Exercise:
Note how many lines include the word "React", and give that number by itself.

Dataset extract:
START

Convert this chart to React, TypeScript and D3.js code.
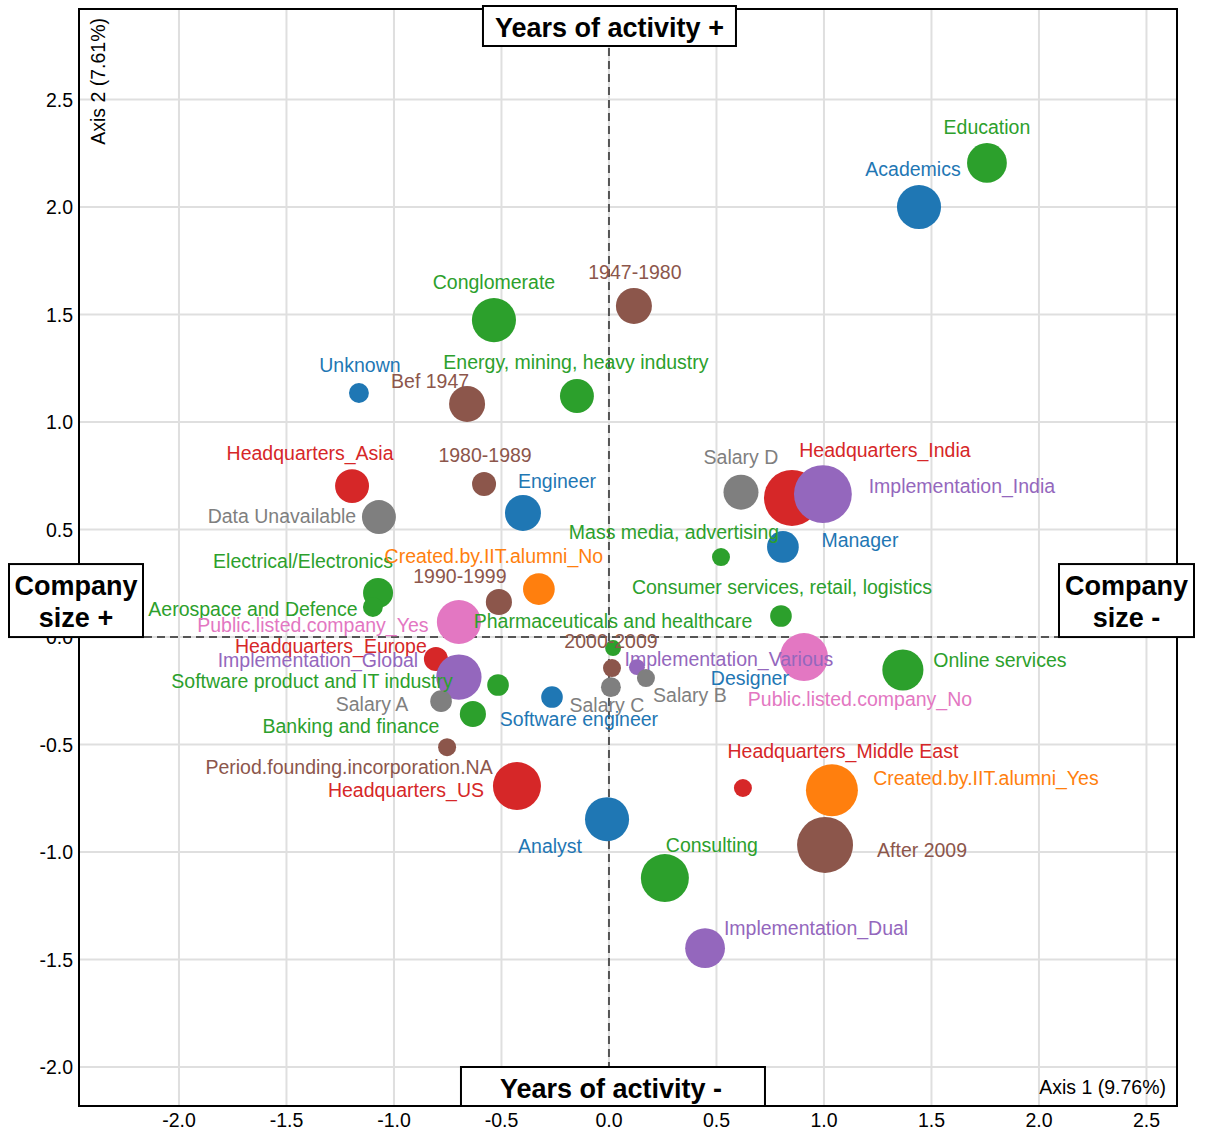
import React from "react";
import * as d3 from "d3";

// ---------- data ----------
const groupNames = ["Headquarters", "Implementation", "Salary", "Job role", "Industry", "Period founding", "Created by IIT alumni", "Public listed"];
const groupColors = ["#d62728", "#9467bd", "#7f7f7f", "#1f77b4", "#2ca02c", "#8c564b", "#ff7f0e", "#e377c2"];

const categories = [
  "Headquarters_Asia", "Headquarters_Europe", "Headquarters_India", "Headquarters_Middle East", "Headquarters_US",
  "Implementation_Global", "Implementation_Various", "Implementation_India", "Implementation_Dual",
  "Data Unavailable", "Salary A", "Salary B", "Salary C", "Salary D",
  "Unknown", "Engineer", "Software engineer", "Designer", "Manager", "Academics", "Analyst",
  "Education", "Conglomerate", "Energy, mining, heavy industry", "Electrical/Electronics", "Aerospace and Defence",
  "Pharmaceuticals and healthcare", "Software product and IT industry", "Banking and finance", "Mass media, advertising",
  "Consumer services, retail, logistics", "Online services", "Consulting",
  "Bef 1947", "1947-1980", "1980-1989", "1990-1999", "2000-2009", "After 2009", "Period.founding.incorporation.NA",
  "Created.by.IIT.alumni_No", "Created.by.IIT.alumni_Yes",
  "Public.listed.company_Yes", "Public.listed.company_No",
];
const categoryGroup = [
  0, 0, 0, 0, 0,
  1, 1, 1, 1,
  2, 2, 2, 2, 2,
  3, 3, 3, 3, 3, 3, 3,
  4, 4, 4, 4, 4, 4, 4, 4, 4, 4, 4, 4,
  5, 5, 5, 5, 5, 5, 5,
  6, 6,
  7, 7,
];
const axis1Coord = [
  -1.195, -0.805, 0.851, 0.623, -0.428,
  -0.698, 0.130, 0.995, 0.447,
  -1.070, -0.781, 0.172, 0.009, 0.614,
  -1.163, -0.400, -0.265, 0.888, 0.809, 1.442, -0.009,
  1.758, -0.535, -0.149, -1.074, -1.098, 0.019, -0.516, -0.633, 0.521, 0.800, 1.367, 0.260,
  -0.660, 0.116, -0.581, -0.512, 0.014, 1.005, -0.753,
  -0.326, 1.037,
  -0.698, 0.907,
];
const axis2Coord = [
  0.702, -0.102, 0.647, -0.702, -0.693,
  -0.186, -0.140, 0.665, -1.447,
  0.558, -0.298, -0.191, -0.233, 0.674,
  1.135, 0.577, -0.279, -0.116, 0.419, 2.000, -0.847,
  2.205, 1.474, 1.121, 0.205, 0.140, -0.051, -0.223, -0.358, 0.372, 0.098, -0.153, -1.121,
  1.084, 1.540, 0.712, 0.163, -0.144, -0.967, -0.512,
  0.223, -0.712,
  0.070, -0.093,
];
const frequency = [
  32, 16, 87, 9, 64,
  57, 7, 93, 44,
  32, 13, 9, 11, 34,
  11, 36, 13, 9, 28, 54, 54,
  44, 54, 32, 25, 11, 7, 13, 19, 9, 13, 47, 64,
  36, 36, 16, 19, 9, 87, 9,
  28, 75,
  54, 64,
];
// label placement relative to its point: [dx of text centre, dy of baseline] (px)
const labelOffsets = [
  [-42, -26], [-105, -6], [93, -41], [100, -30], [-111, 11],
  [-141, -10], [92, -1], [139, -1], [111, -13],
  [-97, 6], [-69, 10], [44, 24], [-4, 25], [0, -28],
  [1, -21], [34, -25], [27, 29], [-50, 23], [77, 0], [-6, -31], [-57, 34],
  [0, -29], [0, -31], [-1, -27], [-75, -25], [-120, 9], [0, -20], [-186, 3], [-122, 19], [-47, -18], [1, -22], [97, -3], [47, -26],
  [-37, -16], [1, -27], [1, -22], [-39, -19], [-1, -20], [97, 12], [-98, 27],
  [-45, -26], [154, -5],
  [-146, 10], [56, 49],
];
const tickValues = [-2.0, -1.5, -1.0, -0.5, 0.0, 0.5, 1.0, 1.5, 2.0, 2.5];
const axis1Title = "Axis 1 (9.76%)";
const axis2Title = "Axis 2 (7.61%)";
const topLabel = "Years of activity +";
const bottomLabel = "Years of activity -";
const leftLabel = ["Company", "size +"];
const rightLabel = ["Company", "size -"];

// ---------- layout ----------
const W = 1215;
const H = 1130;
const FONT = "'Liberation Sans', Arial, Helvetica, sans-serif";
const FS = 19.5;
const plotL = 79, plotR = 1177, plotT = 9, plotB = 1106;

export default function App() {
  const x = d3.scaleLinear().domain([-2.465, 2.642]).range([plotL, plotR]);
  const y = d3.scaleLinear().domain([2.921, -2.181]).range([plotT, plotB]);
  const r = d3.scaleSqrt().domain([0, 100]).range([0, 30]);
  const fmt = (v: number) => v.toFixed(1);

  const pts = categories.map((name, i) => ({
    name,
    cx: x(axis1Coord[i]),
    cy: y(axis2Coord[i]),
    rad: r(frequency[i]),
    color: groupColors[categoryGroup[i]],
    lx: labelOffsets[i][0],
    ly: labelOffsets[i][1],
  }));

  const x0 = x(0);
  const y0 = y(0);

  return (
    <svg
      width={W}
      height={H}
      style={{ position: "absolute", left: 0, top: 0, display: "block", background: "#fff" }}
      fontFamily={FONT}
    >
      <rect x={0} y={0} width={W} height={H} fill="#fff" />
      {/* grid */}
      <g stroke="#dfdfdf" strokeWidth={2}>
        {tickValues.map((t) => (
          <line key={"gx" + t} x1={x(t)} x2={x(t)} y1={plotT} y2={plotB} />
        ))}
        {tickValues.map((t) => (
          <line key={"gy" + t} x1={plotL} x2={plotR} y1={y(t)} y2={y(t)} />
        ))}
      </g>
      {/* zero lines */}
      <g stroke="#555" strokeWidth={2} strokeDasharray="8,5">
        <line x1={x0} x2={x0} y1={plotT} y2={plotB} />
        <line x1={plotL} x2={plotR} y1={y0} y2={y0} />
      </g>
      {/* frame */}
      <rect x={plotL} y={plotT} width={plotR - plotL} height={plotB - plotT} fill="none" stroke="#000" strokeWidth={2} />
      {/* ticks */}
      <g fontSize={FS} fill="#000">
        {tickValues.map((t) => (
          <text key={"tx" + t} x={x(t)} y={plotB + 21} textAnchor="middle">
            {fmt(t)}
          </text>
        ))}
        {tickValues.map((t) => (
          <text key={"ty" + t} x={plotL - 6} y={y(t) + 7} textAnchor="end">
            {fmt(t)}
          </text>
        ))}
      </g>
      {/* axis titles */}
      <text x={plotR - 11} y={plotB - 12} textAnchor="end" fontSize={FS} fill="#000">
        {axis1Title}
      </text>
      <text transform={`translate(${plotL + 26},${plotT + 9}) rotate(-90)`} textAnchor="end" fontSize={FS} fill="#000">
        {axis2Title}
      </text>
      {/* points */}
      <g>
        {pts.map((p) => (
          <circle key={"c" + p.name} cx={p.cx} cy={p.cy} r={p.rad} fill={p.color} />
        ))}
      </g>
      {/* labels */}
      <g fontSize={FS}>
        {pts.map((p) => (
          <text key={"l" + p.name} x={p.cx + p.lx} y={p.cy + p.ly} textAnchor="middle" fill={p.color}>
            {p.name}
          </text>
        ))}
      </g>
      {/* direction boxes */}
      <g fontWeight="bold" fontSize={27} fill="#000">
        <rect x={x0 - 126} y={plotT - 3} width={253} height={40} fill="#fff" stroke="#000" strokeWidth={2} />
        <text x={x0 + 0.5} y={plotT + 28} textAnchor="middle">{topLabel}</text>

        <rect x={x0 - 148} y={plotB - 39} width={304} height={39} fill="#fff" stroke="#000" strokeWidth={2} />
        <text x={x0 + 2} y={plotB - 8} textAnchor="middle">{bottomLabel}</text>

        <rect x={9} y={y0 - 73} width={134} height={73} fill="#fff" stroke="#000" strokeWidth={2} />
        <text x={76} y={y0 - 42} textAnchor="middle">{leftLabel[0]}</text>
        <text x={76} y={y0 - 10} textAnchor="middle">{leftLabel[1]}</text>

        <rect x={1059} y={y0 - 73} width={135} height={73} fill="#fff" stroke="#000" strokeWidth={2} />
        <text x={1126.5} y={y0 - 42} textAnchor="middle">{rightLabel[0]}</text>
        <text x={1126.5} y={y0 - 10} textAnchor="middle">{rightLabel[1]}</text>
      </g>
    </svg>
  );
}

END

The response:
2